- SET EXERCISE
Return only the lines from the top of the data down to the one that holds "import * as", both included, without any pictures.

══ GIVEN MATERIAL ══

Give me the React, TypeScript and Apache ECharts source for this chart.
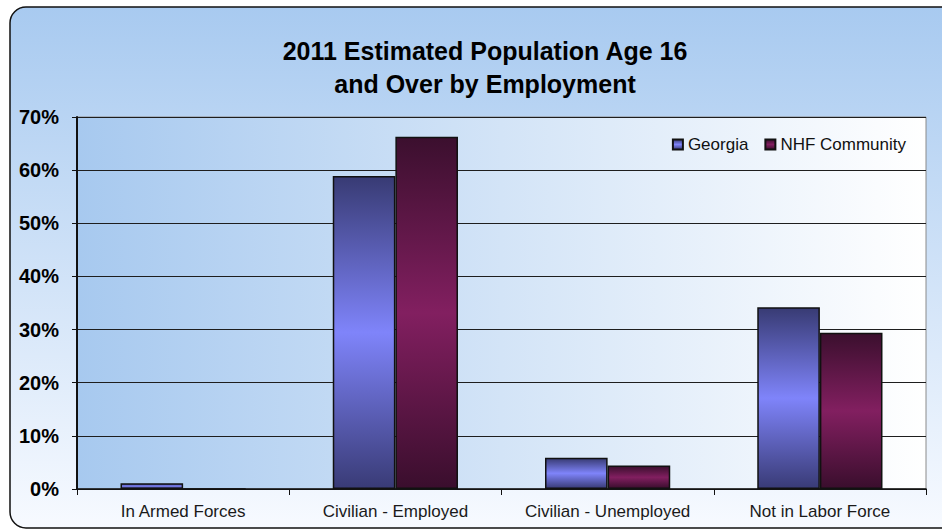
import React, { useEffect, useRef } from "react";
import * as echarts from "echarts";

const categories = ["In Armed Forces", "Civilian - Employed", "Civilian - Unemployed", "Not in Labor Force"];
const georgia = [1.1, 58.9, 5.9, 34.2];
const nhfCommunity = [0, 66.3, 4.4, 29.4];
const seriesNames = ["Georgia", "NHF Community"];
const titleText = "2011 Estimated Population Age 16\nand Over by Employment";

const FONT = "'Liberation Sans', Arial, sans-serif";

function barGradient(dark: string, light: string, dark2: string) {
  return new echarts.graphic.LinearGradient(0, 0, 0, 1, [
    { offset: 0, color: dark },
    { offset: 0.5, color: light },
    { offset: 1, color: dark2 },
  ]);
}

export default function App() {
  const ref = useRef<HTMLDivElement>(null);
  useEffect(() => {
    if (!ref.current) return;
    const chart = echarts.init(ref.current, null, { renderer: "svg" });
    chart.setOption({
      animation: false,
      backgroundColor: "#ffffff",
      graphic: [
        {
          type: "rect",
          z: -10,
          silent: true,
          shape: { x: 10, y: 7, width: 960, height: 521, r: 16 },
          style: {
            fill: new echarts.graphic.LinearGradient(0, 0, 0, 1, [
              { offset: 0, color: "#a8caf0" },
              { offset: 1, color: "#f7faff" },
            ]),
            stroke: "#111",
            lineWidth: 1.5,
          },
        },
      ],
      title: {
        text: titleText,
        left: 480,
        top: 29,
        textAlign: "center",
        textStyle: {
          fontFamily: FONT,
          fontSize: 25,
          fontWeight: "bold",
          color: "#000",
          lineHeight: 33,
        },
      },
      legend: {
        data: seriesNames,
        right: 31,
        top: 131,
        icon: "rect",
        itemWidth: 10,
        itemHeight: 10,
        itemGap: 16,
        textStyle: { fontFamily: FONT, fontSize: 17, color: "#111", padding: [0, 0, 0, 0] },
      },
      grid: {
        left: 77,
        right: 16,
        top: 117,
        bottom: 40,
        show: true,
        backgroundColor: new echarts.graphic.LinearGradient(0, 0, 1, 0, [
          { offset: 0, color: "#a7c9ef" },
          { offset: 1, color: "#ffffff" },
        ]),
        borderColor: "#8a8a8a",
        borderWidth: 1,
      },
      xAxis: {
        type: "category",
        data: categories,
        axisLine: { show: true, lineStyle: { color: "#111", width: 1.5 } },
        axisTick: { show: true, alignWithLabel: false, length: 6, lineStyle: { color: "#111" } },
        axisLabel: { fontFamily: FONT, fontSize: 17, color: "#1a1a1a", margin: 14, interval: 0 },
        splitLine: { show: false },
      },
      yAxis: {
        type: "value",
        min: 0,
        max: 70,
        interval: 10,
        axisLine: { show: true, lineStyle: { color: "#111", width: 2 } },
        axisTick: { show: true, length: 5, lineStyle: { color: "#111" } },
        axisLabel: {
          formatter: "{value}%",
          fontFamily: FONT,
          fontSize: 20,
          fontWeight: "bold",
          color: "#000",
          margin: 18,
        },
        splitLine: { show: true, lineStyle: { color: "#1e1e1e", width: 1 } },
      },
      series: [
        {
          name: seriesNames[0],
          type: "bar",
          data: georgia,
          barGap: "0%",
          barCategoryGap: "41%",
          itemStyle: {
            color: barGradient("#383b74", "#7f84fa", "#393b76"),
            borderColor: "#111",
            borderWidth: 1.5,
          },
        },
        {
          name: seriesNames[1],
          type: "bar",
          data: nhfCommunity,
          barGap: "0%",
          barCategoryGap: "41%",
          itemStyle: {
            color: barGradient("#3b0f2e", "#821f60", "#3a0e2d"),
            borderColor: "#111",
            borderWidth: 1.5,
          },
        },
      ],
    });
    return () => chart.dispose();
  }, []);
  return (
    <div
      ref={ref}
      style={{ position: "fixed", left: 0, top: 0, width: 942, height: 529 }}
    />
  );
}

═══

- TASK RESULT
Give me the React, TypeScript and Apache ECharts source for this chart.
import React, { useEffect, useRef } from "react";
import * as echarts from "echarts";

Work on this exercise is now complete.